Count lines with the string "that" in them. State the number alone.

> [Raw records]
────────────────

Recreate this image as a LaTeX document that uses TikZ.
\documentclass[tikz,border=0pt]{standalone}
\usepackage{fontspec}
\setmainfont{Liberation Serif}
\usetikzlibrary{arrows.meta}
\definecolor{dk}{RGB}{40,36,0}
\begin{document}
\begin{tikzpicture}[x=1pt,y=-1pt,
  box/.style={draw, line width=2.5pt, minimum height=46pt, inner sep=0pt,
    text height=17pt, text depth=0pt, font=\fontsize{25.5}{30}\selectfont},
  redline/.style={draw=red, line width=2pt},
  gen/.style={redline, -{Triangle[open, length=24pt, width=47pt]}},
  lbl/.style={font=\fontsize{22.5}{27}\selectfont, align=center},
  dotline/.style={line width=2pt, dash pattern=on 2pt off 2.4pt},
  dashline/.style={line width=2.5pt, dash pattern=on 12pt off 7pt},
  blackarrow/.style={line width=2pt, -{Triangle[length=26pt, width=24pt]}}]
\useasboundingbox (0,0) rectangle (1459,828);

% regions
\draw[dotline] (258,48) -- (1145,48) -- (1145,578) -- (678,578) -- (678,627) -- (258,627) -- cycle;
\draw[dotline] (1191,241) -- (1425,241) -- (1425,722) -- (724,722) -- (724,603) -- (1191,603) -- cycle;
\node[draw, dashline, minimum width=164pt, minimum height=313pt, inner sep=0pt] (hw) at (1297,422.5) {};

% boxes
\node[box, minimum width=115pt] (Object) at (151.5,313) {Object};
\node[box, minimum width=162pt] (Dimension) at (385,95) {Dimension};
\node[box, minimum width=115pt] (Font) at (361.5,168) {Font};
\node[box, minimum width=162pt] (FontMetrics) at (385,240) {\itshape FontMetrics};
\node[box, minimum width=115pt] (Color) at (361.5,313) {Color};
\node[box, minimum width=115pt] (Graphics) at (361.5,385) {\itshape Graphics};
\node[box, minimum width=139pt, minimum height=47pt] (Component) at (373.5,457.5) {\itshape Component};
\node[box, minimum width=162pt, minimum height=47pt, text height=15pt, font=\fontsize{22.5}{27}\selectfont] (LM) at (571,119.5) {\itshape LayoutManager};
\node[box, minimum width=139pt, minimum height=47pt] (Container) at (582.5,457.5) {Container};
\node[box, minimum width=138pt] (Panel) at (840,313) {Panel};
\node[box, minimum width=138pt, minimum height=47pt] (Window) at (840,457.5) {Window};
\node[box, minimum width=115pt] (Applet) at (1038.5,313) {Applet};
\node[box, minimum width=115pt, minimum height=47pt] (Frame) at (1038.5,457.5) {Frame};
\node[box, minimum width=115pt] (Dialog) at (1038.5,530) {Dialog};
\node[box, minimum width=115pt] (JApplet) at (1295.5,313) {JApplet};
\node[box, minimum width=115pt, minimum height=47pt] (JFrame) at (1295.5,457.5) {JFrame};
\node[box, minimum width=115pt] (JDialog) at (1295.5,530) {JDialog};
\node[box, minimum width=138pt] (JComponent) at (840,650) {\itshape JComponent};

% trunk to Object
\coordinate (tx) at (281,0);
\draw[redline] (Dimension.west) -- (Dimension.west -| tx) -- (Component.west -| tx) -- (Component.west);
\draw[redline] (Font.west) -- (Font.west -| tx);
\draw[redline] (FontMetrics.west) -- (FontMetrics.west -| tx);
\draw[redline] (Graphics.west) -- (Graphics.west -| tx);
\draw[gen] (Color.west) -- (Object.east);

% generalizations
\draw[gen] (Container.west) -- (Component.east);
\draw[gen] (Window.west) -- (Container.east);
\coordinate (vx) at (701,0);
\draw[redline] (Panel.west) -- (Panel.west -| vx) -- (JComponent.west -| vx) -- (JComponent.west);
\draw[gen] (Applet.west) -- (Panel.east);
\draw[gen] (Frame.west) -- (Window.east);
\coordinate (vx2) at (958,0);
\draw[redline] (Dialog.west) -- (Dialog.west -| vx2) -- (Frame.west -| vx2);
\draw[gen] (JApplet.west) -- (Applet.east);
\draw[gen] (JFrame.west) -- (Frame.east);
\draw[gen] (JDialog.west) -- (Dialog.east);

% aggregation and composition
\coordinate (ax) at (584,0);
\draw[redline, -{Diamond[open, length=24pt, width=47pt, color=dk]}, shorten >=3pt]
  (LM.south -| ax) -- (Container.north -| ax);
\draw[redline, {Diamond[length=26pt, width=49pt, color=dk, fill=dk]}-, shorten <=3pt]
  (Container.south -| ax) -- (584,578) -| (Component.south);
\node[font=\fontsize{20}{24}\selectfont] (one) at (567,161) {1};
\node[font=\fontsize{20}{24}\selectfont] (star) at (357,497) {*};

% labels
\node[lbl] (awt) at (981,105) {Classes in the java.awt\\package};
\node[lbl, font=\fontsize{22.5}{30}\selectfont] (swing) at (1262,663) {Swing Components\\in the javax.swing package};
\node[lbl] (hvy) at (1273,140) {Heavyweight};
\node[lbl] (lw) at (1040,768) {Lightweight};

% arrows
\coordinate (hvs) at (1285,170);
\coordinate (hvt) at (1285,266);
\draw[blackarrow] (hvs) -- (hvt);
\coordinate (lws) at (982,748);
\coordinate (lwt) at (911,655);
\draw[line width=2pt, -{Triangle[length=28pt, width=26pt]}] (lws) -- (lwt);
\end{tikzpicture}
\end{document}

────────────────

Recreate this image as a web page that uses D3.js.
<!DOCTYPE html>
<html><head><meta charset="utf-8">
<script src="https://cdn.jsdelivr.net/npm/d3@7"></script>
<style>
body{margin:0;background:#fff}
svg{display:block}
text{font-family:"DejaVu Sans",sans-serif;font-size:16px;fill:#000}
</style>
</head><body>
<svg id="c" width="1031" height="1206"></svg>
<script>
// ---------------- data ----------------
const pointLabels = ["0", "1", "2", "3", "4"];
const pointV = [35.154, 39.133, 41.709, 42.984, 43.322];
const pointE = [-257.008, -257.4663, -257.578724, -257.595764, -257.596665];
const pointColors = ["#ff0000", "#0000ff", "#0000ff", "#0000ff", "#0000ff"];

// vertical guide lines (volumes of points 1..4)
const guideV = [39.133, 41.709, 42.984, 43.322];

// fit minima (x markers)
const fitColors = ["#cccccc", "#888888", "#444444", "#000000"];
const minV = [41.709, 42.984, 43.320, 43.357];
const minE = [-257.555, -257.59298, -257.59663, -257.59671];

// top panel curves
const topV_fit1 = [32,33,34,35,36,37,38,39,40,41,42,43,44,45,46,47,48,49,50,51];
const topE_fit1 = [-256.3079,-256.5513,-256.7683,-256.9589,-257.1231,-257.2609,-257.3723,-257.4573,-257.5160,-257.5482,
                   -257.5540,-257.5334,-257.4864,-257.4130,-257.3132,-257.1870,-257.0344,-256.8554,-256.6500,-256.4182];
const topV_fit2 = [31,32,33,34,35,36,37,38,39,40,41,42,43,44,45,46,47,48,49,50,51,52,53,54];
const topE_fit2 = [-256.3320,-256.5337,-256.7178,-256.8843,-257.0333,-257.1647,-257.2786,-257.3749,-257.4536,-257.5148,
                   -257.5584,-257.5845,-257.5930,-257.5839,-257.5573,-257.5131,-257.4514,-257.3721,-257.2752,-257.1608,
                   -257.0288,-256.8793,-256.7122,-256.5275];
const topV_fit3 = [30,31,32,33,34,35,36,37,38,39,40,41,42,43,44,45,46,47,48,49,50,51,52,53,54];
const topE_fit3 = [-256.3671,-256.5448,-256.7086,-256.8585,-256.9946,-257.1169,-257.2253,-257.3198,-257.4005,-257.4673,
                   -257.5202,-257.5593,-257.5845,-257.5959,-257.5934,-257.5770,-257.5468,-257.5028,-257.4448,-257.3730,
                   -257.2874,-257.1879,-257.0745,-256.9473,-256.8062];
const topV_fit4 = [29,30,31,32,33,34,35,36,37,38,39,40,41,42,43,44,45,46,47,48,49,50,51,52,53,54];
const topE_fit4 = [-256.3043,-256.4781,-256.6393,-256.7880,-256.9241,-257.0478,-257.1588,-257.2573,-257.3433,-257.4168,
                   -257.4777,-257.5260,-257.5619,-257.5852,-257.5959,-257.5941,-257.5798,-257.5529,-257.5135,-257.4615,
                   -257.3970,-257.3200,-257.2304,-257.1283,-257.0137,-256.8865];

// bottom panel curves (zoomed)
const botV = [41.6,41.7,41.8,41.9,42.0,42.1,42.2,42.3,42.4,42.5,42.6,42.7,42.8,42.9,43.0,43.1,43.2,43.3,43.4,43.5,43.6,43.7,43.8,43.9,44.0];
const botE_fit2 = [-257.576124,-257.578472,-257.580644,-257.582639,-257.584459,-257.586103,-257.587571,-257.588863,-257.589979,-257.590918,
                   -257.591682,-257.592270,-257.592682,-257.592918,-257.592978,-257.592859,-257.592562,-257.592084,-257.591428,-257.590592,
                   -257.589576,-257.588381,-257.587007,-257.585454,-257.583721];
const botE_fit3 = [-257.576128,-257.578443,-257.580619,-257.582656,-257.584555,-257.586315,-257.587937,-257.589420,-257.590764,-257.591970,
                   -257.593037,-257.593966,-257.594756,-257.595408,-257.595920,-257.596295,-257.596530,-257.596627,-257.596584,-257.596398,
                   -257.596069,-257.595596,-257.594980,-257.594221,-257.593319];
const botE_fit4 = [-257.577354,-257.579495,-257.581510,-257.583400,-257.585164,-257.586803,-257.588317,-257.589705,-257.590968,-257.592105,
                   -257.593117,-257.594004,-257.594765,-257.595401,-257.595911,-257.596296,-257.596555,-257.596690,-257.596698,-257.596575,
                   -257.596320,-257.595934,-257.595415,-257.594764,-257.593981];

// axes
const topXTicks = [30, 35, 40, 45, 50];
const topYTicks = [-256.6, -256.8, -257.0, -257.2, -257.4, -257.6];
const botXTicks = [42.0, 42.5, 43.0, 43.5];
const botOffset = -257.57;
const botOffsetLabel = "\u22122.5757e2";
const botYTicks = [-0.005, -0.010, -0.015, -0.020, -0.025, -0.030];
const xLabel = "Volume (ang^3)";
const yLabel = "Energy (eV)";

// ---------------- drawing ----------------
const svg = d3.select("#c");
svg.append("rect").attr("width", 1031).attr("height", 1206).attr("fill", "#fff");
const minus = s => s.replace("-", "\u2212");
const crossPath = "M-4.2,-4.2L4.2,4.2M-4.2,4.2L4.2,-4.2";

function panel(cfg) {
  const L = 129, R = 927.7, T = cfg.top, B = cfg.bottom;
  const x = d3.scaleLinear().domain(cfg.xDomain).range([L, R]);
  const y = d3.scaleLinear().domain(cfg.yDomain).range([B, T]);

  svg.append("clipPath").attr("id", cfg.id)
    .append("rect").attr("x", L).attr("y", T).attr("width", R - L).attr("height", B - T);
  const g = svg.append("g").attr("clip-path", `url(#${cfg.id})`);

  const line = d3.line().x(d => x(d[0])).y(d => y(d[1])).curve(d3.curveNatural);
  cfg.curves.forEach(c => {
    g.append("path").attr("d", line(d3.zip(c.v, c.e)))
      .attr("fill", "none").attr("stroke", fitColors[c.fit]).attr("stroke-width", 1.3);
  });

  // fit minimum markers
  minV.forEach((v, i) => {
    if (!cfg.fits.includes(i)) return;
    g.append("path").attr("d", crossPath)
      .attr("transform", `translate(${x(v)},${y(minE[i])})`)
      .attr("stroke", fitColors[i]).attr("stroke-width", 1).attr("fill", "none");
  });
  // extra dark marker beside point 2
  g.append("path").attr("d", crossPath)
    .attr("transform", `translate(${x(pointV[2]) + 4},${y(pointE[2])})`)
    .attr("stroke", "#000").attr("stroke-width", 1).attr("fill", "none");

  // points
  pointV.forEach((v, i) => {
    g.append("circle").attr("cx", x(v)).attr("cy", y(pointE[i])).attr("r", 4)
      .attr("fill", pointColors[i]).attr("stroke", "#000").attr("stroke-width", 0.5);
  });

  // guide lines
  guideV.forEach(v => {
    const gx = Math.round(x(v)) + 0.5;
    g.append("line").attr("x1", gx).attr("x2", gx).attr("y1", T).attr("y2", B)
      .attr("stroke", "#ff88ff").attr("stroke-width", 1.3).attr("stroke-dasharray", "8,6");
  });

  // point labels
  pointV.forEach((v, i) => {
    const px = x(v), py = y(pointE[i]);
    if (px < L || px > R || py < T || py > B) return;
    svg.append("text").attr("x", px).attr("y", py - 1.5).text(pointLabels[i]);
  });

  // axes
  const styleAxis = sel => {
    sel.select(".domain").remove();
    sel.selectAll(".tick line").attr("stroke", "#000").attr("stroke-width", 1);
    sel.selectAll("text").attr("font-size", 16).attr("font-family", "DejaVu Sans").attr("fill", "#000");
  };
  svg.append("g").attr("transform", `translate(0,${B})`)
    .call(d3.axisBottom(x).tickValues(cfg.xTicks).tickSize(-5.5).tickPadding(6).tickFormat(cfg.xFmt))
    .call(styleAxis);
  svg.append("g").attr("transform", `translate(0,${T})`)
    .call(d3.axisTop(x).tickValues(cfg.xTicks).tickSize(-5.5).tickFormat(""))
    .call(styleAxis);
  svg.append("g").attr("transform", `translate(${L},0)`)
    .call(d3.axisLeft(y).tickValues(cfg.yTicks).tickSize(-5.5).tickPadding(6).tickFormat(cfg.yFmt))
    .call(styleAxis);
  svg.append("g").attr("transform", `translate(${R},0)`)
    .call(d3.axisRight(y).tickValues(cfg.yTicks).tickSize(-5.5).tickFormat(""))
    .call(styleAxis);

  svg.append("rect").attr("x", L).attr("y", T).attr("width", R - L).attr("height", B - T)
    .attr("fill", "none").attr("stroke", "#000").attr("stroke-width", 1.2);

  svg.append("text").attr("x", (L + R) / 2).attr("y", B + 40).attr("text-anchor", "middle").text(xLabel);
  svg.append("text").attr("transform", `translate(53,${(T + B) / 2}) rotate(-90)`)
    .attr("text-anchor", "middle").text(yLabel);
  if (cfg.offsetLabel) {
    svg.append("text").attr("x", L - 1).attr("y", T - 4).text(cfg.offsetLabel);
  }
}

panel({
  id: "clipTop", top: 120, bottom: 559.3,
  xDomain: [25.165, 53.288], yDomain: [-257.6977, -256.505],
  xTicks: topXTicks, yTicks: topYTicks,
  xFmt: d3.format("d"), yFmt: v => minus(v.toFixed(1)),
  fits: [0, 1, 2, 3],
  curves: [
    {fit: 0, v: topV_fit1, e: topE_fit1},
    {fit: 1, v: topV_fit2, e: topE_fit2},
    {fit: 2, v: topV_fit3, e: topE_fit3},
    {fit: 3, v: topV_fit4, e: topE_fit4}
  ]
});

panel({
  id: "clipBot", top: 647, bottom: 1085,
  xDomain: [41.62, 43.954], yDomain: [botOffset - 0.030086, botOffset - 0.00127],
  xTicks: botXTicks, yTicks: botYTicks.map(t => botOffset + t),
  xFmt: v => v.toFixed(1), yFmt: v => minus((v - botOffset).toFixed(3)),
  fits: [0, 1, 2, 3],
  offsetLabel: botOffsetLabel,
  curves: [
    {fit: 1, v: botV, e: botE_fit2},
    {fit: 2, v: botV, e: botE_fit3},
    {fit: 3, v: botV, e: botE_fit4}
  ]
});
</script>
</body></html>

────────────────

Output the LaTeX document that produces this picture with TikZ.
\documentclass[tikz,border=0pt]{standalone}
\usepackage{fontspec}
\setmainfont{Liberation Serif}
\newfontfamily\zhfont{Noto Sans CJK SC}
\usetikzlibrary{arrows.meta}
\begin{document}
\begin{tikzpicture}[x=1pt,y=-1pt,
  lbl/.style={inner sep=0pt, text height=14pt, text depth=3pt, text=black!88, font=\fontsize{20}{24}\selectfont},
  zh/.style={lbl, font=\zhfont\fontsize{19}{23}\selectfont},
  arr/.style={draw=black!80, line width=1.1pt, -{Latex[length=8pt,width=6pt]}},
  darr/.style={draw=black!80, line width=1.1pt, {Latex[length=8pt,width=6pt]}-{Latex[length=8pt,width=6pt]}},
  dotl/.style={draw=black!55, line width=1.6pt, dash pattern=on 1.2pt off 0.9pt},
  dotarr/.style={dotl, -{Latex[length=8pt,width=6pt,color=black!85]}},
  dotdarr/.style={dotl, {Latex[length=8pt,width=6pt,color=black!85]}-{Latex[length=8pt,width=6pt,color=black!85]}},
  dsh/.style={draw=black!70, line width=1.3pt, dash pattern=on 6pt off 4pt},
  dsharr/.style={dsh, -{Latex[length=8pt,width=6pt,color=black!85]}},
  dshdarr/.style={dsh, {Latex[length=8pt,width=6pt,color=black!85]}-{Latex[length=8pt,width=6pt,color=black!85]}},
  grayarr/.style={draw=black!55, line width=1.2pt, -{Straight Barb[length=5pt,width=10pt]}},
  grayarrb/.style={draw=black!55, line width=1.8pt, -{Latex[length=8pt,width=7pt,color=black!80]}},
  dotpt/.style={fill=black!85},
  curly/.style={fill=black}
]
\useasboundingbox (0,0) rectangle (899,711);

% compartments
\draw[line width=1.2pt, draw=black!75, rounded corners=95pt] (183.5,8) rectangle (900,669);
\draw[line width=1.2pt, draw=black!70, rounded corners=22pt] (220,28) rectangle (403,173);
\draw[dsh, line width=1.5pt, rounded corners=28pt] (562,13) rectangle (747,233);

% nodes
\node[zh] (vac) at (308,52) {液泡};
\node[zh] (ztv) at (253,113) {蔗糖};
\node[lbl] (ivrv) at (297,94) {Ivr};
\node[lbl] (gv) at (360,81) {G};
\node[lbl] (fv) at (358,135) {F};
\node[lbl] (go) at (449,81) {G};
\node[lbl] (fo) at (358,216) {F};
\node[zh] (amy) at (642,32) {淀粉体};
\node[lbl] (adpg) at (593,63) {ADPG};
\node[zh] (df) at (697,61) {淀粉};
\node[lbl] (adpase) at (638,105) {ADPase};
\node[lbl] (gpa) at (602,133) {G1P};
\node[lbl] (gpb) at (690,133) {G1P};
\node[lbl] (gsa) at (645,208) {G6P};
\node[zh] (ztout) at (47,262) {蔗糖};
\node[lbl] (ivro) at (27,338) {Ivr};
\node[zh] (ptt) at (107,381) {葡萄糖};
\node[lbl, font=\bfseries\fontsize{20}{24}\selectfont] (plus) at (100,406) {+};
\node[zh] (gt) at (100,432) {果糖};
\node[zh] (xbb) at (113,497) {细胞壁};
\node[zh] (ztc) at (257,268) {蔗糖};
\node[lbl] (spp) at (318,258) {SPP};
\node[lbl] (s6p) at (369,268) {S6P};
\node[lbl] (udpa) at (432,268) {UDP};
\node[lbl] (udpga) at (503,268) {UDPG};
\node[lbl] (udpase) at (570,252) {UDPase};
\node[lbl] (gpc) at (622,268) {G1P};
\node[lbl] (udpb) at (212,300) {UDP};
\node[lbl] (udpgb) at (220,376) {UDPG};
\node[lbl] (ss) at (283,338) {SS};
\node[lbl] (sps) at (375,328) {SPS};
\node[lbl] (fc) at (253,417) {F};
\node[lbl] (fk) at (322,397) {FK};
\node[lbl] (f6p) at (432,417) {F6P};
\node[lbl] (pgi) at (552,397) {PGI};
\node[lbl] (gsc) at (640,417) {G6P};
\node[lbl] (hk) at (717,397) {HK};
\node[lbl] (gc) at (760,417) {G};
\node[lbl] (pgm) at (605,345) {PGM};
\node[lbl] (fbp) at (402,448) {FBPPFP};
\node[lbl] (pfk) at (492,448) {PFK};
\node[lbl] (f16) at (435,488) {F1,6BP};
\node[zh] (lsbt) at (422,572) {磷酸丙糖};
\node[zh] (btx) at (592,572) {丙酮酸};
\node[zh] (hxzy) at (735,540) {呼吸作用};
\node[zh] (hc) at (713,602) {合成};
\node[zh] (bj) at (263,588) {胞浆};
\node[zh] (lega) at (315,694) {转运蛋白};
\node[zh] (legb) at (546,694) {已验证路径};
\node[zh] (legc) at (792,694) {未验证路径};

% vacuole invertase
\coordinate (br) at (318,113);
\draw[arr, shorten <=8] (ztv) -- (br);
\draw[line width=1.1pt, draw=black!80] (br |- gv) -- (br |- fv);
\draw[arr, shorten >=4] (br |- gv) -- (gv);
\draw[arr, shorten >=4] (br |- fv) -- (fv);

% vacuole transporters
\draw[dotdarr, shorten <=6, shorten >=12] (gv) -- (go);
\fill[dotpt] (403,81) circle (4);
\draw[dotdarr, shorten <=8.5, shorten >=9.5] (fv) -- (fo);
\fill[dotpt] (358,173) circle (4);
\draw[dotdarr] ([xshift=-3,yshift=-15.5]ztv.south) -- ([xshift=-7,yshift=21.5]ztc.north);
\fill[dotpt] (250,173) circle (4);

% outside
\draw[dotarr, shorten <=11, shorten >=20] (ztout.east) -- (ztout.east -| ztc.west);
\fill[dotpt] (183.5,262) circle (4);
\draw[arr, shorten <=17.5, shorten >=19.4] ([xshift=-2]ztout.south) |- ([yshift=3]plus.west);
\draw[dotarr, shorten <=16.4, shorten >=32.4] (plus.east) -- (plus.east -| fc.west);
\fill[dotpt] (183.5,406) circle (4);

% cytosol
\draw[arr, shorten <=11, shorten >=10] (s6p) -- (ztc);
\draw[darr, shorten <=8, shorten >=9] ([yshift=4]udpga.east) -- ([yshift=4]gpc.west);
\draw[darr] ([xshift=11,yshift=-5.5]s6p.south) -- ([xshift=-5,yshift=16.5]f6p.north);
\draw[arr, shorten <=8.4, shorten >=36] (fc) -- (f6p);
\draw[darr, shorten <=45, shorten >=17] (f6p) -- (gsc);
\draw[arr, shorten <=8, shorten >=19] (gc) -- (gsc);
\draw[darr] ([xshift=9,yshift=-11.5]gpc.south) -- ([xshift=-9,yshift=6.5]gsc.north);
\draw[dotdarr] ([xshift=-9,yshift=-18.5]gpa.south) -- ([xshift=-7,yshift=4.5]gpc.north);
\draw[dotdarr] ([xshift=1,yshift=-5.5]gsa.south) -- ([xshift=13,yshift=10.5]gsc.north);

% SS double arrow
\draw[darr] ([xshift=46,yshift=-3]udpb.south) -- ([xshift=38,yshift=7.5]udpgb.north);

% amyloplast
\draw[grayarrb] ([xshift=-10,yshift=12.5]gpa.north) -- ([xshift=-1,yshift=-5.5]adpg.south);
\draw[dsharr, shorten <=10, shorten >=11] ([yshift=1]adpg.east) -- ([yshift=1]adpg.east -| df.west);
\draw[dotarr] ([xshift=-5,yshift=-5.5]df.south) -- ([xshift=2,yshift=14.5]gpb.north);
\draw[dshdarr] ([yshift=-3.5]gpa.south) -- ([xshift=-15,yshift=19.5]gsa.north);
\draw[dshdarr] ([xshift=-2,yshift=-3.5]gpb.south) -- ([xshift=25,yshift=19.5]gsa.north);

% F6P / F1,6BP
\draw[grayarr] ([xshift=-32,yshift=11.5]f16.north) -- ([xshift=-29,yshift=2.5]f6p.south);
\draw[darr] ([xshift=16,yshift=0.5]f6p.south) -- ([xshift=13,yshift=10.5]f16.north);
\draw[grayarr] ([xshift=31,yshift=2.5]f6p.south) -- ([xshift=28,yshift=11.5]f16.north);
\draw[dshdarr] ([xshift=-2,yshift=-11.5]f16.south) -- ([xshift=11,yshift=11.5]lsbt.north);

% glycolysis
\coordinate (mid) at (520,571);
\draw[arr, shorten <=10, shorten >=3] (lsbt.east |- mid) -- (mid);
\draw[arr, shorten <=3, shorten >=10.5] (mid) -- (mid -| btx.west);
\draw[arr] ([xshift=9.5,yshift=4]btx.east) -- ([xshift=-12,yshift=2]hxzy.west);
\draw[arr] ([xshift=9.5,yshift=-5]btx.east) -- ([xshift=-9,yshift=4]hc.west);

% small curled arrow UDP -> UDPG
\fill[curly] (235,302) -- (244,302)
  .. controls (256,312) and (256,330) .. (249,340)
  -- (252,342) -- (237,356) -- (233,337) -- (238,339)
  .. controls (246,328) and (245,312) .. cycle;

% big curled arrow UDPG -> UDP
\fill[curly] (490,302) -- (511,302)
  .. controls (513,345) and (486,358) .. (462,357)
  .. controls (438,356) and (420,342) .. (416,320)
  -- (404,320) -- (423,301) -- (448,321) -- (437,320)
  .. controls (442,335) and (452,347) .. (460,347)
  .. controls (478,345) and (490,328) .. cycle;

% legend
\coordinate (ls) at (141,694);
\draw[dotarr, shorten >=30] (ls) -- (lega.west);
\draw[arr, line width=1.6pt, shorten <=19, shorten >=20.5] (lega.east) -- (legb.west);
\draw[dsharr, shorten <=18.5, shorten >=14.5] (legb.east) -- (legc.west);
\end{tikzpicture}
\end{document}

────────────────

> [Solution to the problem]
3